| Your instructions |
From the line with "Convert this chart to Bokeh code." to the line with "from bokeh.resources import INLINE", both included, repeat each line exactly and leave out the pictures.

| Supplied data |
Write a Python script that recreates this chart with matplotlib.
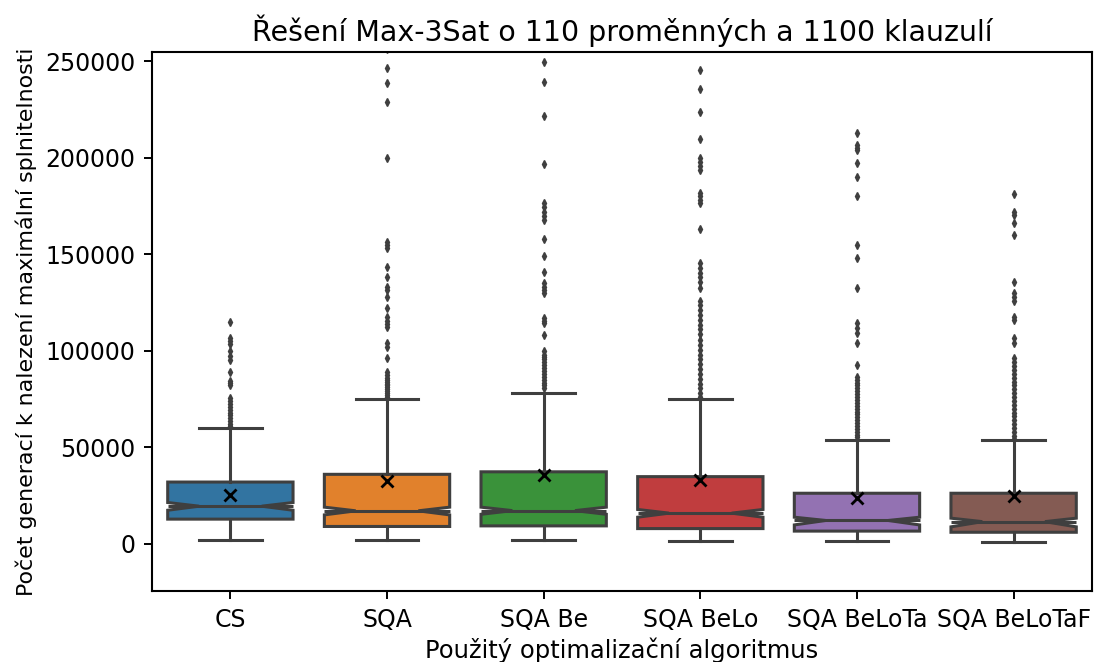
import matplotlib
matplotlib.use("Agg")
import matplotlib.pyplot as plt

labels = ['CS', 'SQA', 'SQA Be', 'SQA BeLo', 'SQA BeLoTa', 'SQA BeLoTaF']
colors = ['#3274a1', '#e1812c', '#3a923a', '#c03d3e', '#9372b2', '#845b53']

# box stats
whislo = [2200, 2000, 2200, 1700, 1700, 1000]
q1 = [12800, 9000, 9300, 7900, 6600, 6000]
med = [19500, 17100, 17200, 15900, 12100, 11500]
q3 = [32000, 36000, 37300, 34800, 26200, 26200]
whishi = [60200, 75200, 78300, 74900, 53800, 53800]
mean = [25400, 32600, 35700, 33000, 23700, 24900]
cilo = [17400, 15000, 15300, 13800, 9800, 8800]
cihi = [21400, 19000, 19000, 17800, 13800, 13300]

fliers_cs = [115000, 106500, 105000, 103500, 100000, 97500, 95000, 89200, 84500,
             83500, 82300, 75500, 74000, 72500, 71000, 69500, 68000, 66500, 65000,
             63500, 62000, 61000]
fliers_sqa = [256000, 246200, 238800, 228900, 199950, 156500, 154800, 153000, 143500,
              138400, 133000, 131500, 127700, 122300, 117600, 115500, 114000, 112500,
              104000, 102000, 96000, 89000, 87500, 86000, 85000, 84000, 83000, 82000,
              81000, 80000, 79000, 78000, 77000, 76000]
fliers_be = [249600, 239300, 221500, 196500, 176500, 174500, 172000, 169800, 167700,
             157700, 149000, 140900, 135000, 133000, 131500, 130000, 117000, 115500,
             114400, 108200, 100000, 98000, 97000, 95500, 94000, 92500, 91000, 89500,
             88000, 86500, 85000, 83500, 82000, 80700]
fliers_belo = [245600, 235300, 223400, 209500, 199800, 197500, 195500, 193600, 181800,
               180000, 178000, 176300, 163000, 145600, 143000, 140500, 138000, 135500,
               132300, 126000, 123500, 121000, 118500, 116000, 113500, 111000, 108500,
               105600, 103000, 100500, 98000, 95500, 93000, 90500, 88000, 85500, 83000,
               80500, 78000, 76000]
fliers_beloTa = [212900, 206500, 205000, 204000, 197400, 189800, 180100, 154800, 148200,
                 132300, 114400, 112000, 109200, 103900, 92600, 86600, 85000, 83500,
                 82000, 80500, 79000, 77500, 76000, 74500, 73000, 71500, 70000, 68500,
                 67000, 65500, 64000, 62500, 61000, 59500, 58000, 56500, 55500]
fliers_beloTaF = [181200, 172000, 170500, 166000, 160000, 135800, 130000, 128000, 126000,
                  117600, 116000, 106600, 104000, 96000, 94000, 92000, 90000, 88000,
                  86000, 84000, 82000, 80000, 78000, 76000, 74000, 72000, 70000, 68000,
                  66000, 64000, 62000, 60000, 58000, 56000, 54500]
fliers = [fliers_cs, fliers_sqa, fliers_be, fliers_belo, fliers_beloTa, fliers_beloTaF]

stats = []
for i in range(len(labels)):
    stats.append(dict(label=labels[i], whislo=whislo[i], q1=q1[i], med=med[i], q3=q3[i],
                      whishi=whishi[i], mean=mean[i], cilo=cilo[i], cihi=cihi[i],
                      fliers=fliers[i]))

gray = '#3f3f3f'
lw = 2.2
width = 0.8
fig = plt.figure(figsize=(10.97, 6.62), dpi=100)
ax = fig.add_axes([0.1386, 0.1073, 0.8568, 0.8142])
bp = ax.bxp(stats, positions=range(len(labels)), widths=width, shownotches=True,
            showmeans=True, patch_artist=True,
            boxprops=dict(edgecolor=gray, linewidth=lw),
            whiskerprops=dict(color=gray, linewidth=lw),
            capprops=dict(color=gray, linewidth=lw),
            medianprops=dict(color=gray, linewidth=lw),
            meanprops=dict(marker='x', markeredgecolor='black', markersize=9, markeredgewidth=2),
            flierprops=dict(marker='d', markerfacecolor=gray, markeredgecolor=gray, markersize=4))
for patch, c in zip(bp['boxes'], colors):
    patch.set_facecolor(c)
# median line across the whole box
for i, line in enumerate(bp['medians']):
    line.set_xdata([i - width / 2, i + width / 2])

ax.set_xlim(-0.5, 5.5)
ax.set_ylim(-24400, 254700)
ax.set_yticks([0, 50000, 100000, 150000, 200000, 250000])
ax.tick_params(labelsize=17, length=6, width=1.4, pad=6)
ax.set_title('Řešení Max-3Sat o 110 proměnných a 1100 klauzulí', fontsize=20.5, pad=8)
ax.set_xlabel('Použitý optimalizační algoritmus', fontsize=17.5, labelpad=4)
ax.set_ylabel('Počet generací k nalezení maximální splnitelnosti', fontsize=15.9, labelpad=6)
for s in ax.spines.values():
    s.set_linewidth(1.5)

plt.savefig('out.png', dpi=100)
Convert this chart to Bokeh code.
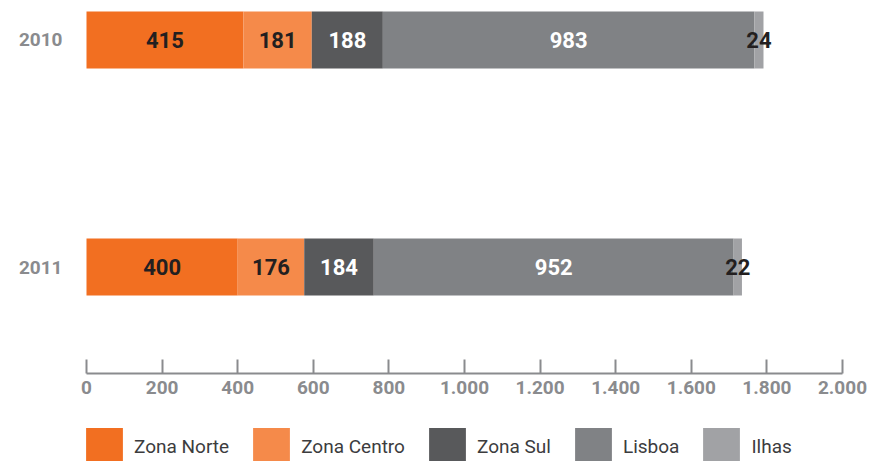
from bokeh.plotting import figure
from bokeh.models import Range1d, FixedTicker, Legend, LegendItem, ColumnDataSource
from bokeh.core.properties import value
from bokeh.embed import file_html
from bokeh.resources import INLINE

years = [2010, 2011]
year_labels = ["2010", "2011"]
series_names = ["Zona Norte", "Zona Centro", "Zona Sul", "Lisboa", "Ilhas"]
zona_norte = [415, 400]
zona_centro = [181, 176]
zona_sul = [188, 184]
lisboa = [983, 952]
ilhas = [24, 22]
series_values = [zona_norte, zona_centro, zona_sul, lisboa, ilhas]
series_colors = ["#f26f21", "#f58a4a", "#58595b", "#808285", "#a1a2a5"]
label_colors = ["#231f20", "#231f20", "#ffffff", "#ffffff", "#231f20"]
x_ticks = [0, 200, 400, 600, 800, 1000, 1200, 1400, 1600, 1800, 2000]
tick_labels = ["0", "200", "400", "600", "800", "1.000", "1.200", "1.400", "1.600", "1.800", "2.000"]

FONT = "Roboto"
GRAY = "#8a8b8e"

# frame covers the whole canvas; 0..2000 maps to pixels 86..842
p = figure(width=872, height=461, output_backend="svg", toolbar_location=None,
           x_range=Range1d(-227.51, 2079.37), y_range=Range1d(2011.8568, 2009.826),
           min_border_left=0, min_border_right=0, min_border_top=0, min_border_bottom=0)
p.outline_line_color = None
p.xgrid.visible = False
p.ygrid.visible = False
p.background_fill_color = "white"
p.border_fill_color = "white"

bar_h = 57 / 227
left = [0.0] * len(years)
items = []
for name, vals, col, lcol in zip(series_names, series_values, series_colors, label_colors):
    right = [l + v for l, v in zip(left, vals)]
    mid = [(l + r) / 2 for l, r in zip(left, right)]
    src = ColumnDataSource(dict(y=years, left=left, right=right, mid=mid,
                                txt=[str(v) for v in vals]))
    r = p.hbar(y="y", left="left", right="right", height=bar_h, source=src,
               fill_color=col, line_color=None)
    p.text(x="mid", y="y", text="txt", source=src, text_font=value(FONT),
           text_font_style="bold", text_font_size="22px", text_color=lcol,
           text_align="center", text_baseline="middle")
    items.append(LegendItem(label=name, renderers=[r]))
    left = right

xa = p.xaxis[0]
xa.fixed_location = 2011.4692
xa.bounds = (0, 2000)
xa.ticker = FixedTicker(ticks=x_ticks)
xa.major_label_overrides = {t: s for t, s in zip(x_ticks, tick_labels)}
xa.minor_tick_line_color = None
xa.major_tick_in = 14
xa.major_tick_out = 0
xa.axis_line_color = GRAY
xa.axis_line_width = 2
xa.major_tick_line_color = GRAY
xa.major_tick_line_width = 2
xa.major_label_text_font = FONT
xa.major_label_text_font_style = "bold"
xa.major_label_text_font_size = "19px"
xa.major_label_text_color = GRAY
xa.major_label_standoff = 7

ya = p.yaxis[0]
ya.fixed_location = 0
ya.ticker = FixedTicker(ticks=years)
ya.major_label_overrides = {y: s for y, s in zip(years, year_labels)}
ya.minor_tick_line_color = None
ya.major_tick_line_color = None
ya.major_tick_in = 0
ya.major_tick_out = 0
ya.axis_line_color = None
ya.major_label_text_font = FONT
ya.major_label_text_font_style = "bold"
ya.major_label_text_font_size = "19px"
ya.major_label_text_color = GRAY
ya.major_label_standoff = 24

legend = Legend(items=items, orientation="horizontal", location=(81, -8),
                glyph_width=46, glyph_height=46, label_standoff=7, spacing=19,
                padding=0, margin=0, border_line_color=None, background_fill_alpha=0,
                label_text_font=FONT, label_text_font_size="19px", label_text_color="#3c3c3e")
p.add_layout(legend, "center")

open("out.html", "w").write(file_html(p, INLINE))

| Result of this exercise |
Convert this chart to Bokeh code.
from bokeh.plotting import figure
from bokeh.models import Range1d, FixedTicker, Legend, LegendItem, ColumnDataSource
from bokeh.core.properties import value
from bokeh.embed import file_html
from bokeh.resources import INLINE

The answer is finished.